### WHAT TO WORK ON
Copy out all of the data below with no alterations.

### DATA SECTION
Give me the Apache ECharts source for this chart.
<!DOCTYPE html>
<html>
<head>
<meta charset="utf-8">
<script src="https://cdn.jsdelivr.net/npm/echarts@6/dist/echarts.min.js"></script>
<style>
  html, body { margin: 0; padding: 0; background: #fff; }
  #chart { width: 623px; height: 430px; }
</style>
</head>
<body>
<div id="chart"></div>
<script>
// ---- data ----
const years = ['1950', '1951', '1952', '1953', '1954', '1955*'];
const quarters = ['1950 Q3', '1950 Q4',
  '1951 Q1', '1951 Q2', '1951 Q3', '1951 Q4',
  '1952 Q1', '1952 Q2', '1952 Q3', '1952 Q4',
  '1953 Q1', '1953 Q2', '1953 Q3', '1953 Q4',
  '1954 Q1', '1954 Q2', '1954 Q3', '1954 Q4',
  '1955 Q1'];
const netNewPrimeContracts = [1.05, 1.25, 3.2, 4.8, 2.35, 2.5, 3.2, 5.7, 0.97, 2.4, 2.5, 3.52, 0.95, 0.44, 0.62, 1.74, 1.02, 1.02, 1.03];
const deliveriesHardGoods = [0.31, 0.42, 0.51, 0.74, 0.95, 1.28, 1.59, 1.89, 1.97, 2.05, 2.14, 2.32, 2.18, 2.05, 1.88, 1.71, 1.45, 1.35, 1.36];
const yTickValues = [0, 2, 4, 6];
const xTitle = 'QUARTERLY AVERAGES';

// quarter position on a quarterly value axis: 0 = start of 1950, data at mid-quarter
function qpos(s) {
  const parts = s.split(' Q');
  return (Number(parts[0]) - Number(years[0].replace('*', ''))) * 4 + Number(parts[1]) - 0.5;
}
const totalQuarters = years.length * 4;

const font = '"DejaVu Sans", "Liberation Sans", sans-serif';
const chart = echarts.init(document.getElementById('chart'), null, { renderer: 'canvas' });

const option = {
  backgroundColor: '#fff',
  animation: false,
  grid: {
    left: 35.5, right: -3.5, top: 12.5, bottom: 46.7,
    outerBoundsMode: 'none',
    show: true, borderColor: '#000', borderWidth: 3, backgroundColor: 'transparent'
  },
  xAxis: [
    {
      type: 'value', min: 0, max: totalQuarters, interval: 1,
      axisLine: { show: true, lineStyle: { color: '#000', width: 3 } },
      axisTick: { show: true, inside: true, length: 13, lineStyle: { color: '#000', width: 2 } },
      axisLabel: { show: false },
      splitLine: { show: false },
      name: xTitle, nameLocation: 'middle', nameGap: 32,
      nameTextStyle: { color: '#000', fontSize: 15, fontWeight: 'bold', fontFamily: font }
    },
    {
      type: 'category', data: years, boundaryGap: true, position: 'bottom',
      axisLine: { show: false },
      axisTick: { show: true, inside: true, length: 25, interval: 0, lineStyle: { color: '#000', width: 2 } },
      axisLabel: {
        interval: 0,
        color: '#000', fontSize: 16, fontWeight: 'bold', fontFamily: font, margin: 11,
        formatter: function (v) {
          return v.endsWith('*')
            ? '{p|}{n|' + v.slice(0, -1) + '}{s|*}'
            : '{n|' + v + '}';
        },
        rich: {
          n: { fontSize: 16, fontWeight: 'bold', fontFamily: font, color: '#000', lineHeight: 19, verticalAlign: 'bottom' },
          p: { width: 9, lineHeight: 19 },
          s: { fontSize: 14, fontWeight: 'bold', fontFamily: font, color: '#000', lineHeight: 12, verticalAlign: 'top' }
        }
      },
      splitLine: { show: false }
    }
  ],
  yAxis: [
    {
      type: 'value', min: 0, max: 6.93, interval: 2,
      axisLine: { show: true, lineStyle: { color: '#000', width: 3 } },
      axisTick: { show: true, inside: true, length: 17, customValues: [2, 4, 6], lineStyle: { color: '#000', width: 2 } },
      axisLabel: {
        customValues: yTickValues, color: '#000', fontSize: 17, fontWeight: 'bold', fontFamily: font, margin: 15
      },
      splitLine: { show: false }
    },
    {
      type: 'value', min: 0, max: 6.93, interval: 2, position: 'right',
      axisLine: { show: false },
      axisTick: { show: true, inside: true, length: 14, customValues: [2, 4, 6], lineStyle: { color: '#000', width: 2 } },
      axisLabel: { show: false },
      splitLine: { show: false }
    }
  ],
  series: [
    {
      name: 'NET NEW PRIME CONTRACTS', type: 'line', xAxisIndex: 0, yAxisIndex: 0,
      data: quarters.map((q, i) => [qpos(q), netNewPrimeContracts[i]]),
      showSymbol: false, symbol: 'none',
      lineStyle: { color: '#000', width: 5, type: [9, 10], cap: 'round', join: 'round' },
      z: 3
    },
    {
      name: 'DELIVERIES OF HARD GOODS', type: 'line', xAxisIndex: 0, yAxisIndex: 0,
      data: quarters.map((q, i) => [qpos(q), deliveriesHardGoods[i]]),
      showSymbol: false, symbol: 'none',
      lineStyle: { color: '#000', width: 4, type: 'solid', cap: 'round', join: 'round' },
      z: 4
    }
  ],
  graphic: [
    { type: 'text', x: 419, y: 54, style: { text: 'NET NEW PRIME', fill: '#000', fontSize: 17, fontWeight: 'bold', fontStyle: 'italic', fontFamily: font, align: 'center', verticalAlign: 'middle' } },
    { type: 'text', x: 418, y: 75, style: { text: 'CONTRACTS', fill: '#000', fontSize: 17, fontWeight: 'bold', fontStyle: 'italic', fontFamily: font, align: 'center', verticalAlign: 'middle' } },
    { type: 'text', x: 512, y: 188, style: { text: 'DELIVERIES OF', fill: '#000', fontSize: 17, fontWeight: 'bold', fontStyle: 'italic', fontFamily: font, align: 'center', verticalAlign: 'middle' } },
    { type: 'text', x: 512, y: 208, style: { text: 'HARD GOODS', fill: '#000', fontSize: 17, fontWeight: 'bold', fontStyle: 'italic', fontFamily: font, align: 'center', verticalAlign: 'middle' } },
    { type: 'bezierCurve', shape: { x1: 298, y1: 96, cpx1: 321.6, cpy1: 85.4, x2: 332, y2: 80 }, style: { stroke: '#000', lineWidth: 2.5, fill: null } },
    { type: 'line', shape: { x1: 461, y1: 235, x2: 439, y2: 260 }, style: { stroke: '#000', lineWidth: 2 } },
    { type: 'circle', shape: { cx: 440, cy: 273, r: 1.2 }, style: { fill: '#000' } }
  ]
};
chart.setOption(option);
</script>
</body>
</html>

### WRITTEN ANSWER
Give me the Apache ECharts source for this chart.
<!DOCTYPE html>
<html>
<head>
<meta charset="utf-8">
<script src="https://cdn.jsdelivr.net/npm/echarts@6/dist/echarts.min.js"></script>
<style>
  html, body { margin: 0; padding: 0; background: #fff; }
  #chart { width: 623px; height: 430px; }
</style>
</head>
<body>
<div id="chart"></div>
<script>
// ---- data ----
const years = ['1950', '1951', '1952', '1953', '1954', '1955*'];
const quarters = ['1950 Q3', '1950 Q4',
  '1951 Q1', '1951 Q2', '1951 Q3', '1951 Q4',
  '1952 Q1', '1952 Q2', '1952 Q3', '1952 Q4',
  '1953 Q1', '1953 Q2', '1953 Q3', '1953 Q4',
  '1954 Q1', '1954 Q2', '1954 Q3', '1954 Q4',
  '1955 Q1'];
const netNewPrimeContracts = [1.05, 1.25, 3.2, 4.8, 2.35, 2.5, 3.2, 5.7, 0.97, 2.4, 2.5, 3.52, 0.95, 0.44, 0.62, 1.74, 1.02, 1.02, 1.03];
const deliveriesHardGoods = [0.31, 0.42, 0.51, 0.74, 0.95, 1.28, 1.59, 1.89, 1.97, 2.05, 2.14, 2.32, 2.18, 2.05, 1.88, 1.71, 1.45, 1.35, 1.36];
const yTickValues = [0, 2, 4, 6];
const xTitle = 'QUARTERLY AVERAGES';

// quarter position on a quarterly value axis: 0 = start of 1950, data at mid-quarter
function qpos(s) {
  const parts = s.split(' Q');
  return (Number(parts[0]) - Number(years[0].replace('*', ''))) * 4 + Number(parts[1]) - 0.5;
}
const totalQuarters = years.length * 4;

const font = '"DejaVu Sans", "Liberation Sans", sans-serif';
const chart = echarts.init(document.getElementById('chart'), null, { renderer: 'canvas' });

const option = {
  backgroundColor: '#fff',
  animation: false,
  grid: {
    left: 35.5, right: -3.5, top: 12.5, bottom: 46.7,
    outerBoundsMode: 'none',
    show: true, borderColor: '#000', borderWidth: 3, backgroundColor: 'transparent'
  },
  xAxis: [
    {
      type: 'value', min: 0, max: totalQuarters, interval: 1,
      axisLine: { show: true, lineStyle: { color: '#000', width: 3 } },
      axisTick: { show: true, inside: true, length: 13, lineStyle: { color: '#000', width: 2 } },
      axisLabel: { show: false },
      splitLine: { show: false },
      name: xTitle, nameLocation: 'middle', nameGap: 32,
      nameTextStyle: { color: '#000', fontSize: 15, fontWeight: 'bold', fontFamily: font }
    },
    {
      type: 'category', data: years, boundaryGap: true, position: 'bottom',
      axisLine: { show: false },
      axisTick: { show: true, inside: true, length: 25, interval: 0, lineStyle: { color: '#000', width: 2 } },
      axisLabel: {
        interval: 0,
        color: '#000', fontSize: 16, fontWeight: 'bold', fontFamily: font, margin: 11,
        formatter: function (v) {
          return v.endsWith('*')
            ? '{p|}{n|' + v.slice(0, -1) + '}{s|*}'
            : '{n|' + v + '}';
        },
        rich: {
          n: { fontSize: 16, fontWeight: 'bold', fontFamily: font, color: '#000', lineHeight: 19, verticalAlign: 'bottom' },
          p: { width: 9, lineHeight: 19 },
          s: { fontSize: 14, fontWeight: 'bold', fontFamily: font, color: '#000', lineHeight: 12, verticalAlign: 'top' }
        }
      },
      splitLine: { show: false }
    }
  ],
  yAxis: [
    {
      type: 'value', min: 0, max: 6.93, interval: 2,
      axisLine: { show: true, lineStyle: { color: '#000', width: 3 } },
      axisTick: { show: true, inside: true, length: 17, customValues: [2, 4, 6], lineStyle: { color: '#000', width: 2 } },
      axisLabel: {
        customValues: yTickValues, color: '#000', fontSize: 17, fontWeight: 'bold', fontFamily: font, margin: 15
      },
      splitLine: { show: false }
    },
    {
      type: 'value', min: 0, max: 6.93, interval: 2, position: 'right',
      axisLine: { show: false },
      axisTick: { show: true, inside: true, length: 14, customValues: [2, 4, 6], lineStyle: { color: '#000', width: 2 } },
      axisLabel: { show: false },
      splitLine: { show: false }
    }
  ],
  series: [
    {
      name: 'NET NEW PRIME CONTRACTS', type: 'line', xAxisIndex: 0, yAxisIndex: 0,
      data: quarters.map((q, i) => [qpos(q), netNewPrimeContracts[i]]),
      showSymbol: false, symbol: 'none',
      lineStyle: { color: '#000', width: 5, type: [9, 10], cap: 'round', join: 'round' },
      z: 3
    },
    {
      name: 'DELIVERIES OF HARD GOODS', type: 'line', xAxisIndex: 0, yAxisIndex: 0,
      data: quarters.map((q, i) => [qpos(q), deliveriesHardGoods[i]]),
      showSymbol: false, symbol: 'none',
      lineStyle: { color: '#000', width: 4, type: 'solid', cap: 'round', join: 'round' },
      z: 4
    }
  ],
  graphic: [
    { type: 'text', x: 419, y: 54, style: { text: 'NET NEW PRIME', fill: '#000', fontSize: 17, fontWeight: 'bold', fontStyle: 'italic', fontFamily: font, align: 'center', verticalAlign: 'middle' } },
    { type: 'text', x: 418, y: 75, style: { text: 'CONTRACTS', fill: '#000', fontSize: 17, fontWeight: 'bold', fontStyle: 'italic', fontFamily: font, align: 'center', verticalAlign: 'middle' } },
    { type: 'text', x: 512, y: 188, style: { text: 'DELIVERIES OF', fill: '#000', fontSize: 17, fontWeight: 'bold', fontStyle: 'italic', fontFamily: font, align: 'center', verticalAlign: 'middle' } },
    { type: 'text', x: 512, y: 208, style: { text: 'HARD GOODS', fill: '#000', fontSize: 17, fontWeight: 'bold', fontStyle: 'italic', fontFamily: font, align: 'center', verticalAlign: 'middle' } },
    { type: 'bezierCurve', shape: { x1: 298, y1: 96, cpx1: 321.6, cpy1: 85.4, x2: 332, y2: 80 }, style: { stroke: '#000', lineWidth: 2.5, fill: null } },
    { type: 'line', shape: { x1: 461, y1: 235, x2: 439, y2: 260 }, style: { stroke: '#000', lineWidth: 2 } },
    { type: 'circle', shape: { cx: 440, cy: 273, r: 1.2 }, style: { fill: '#000' } }
  ]
};
chart.setOption(option);
</script>
</body>
</html>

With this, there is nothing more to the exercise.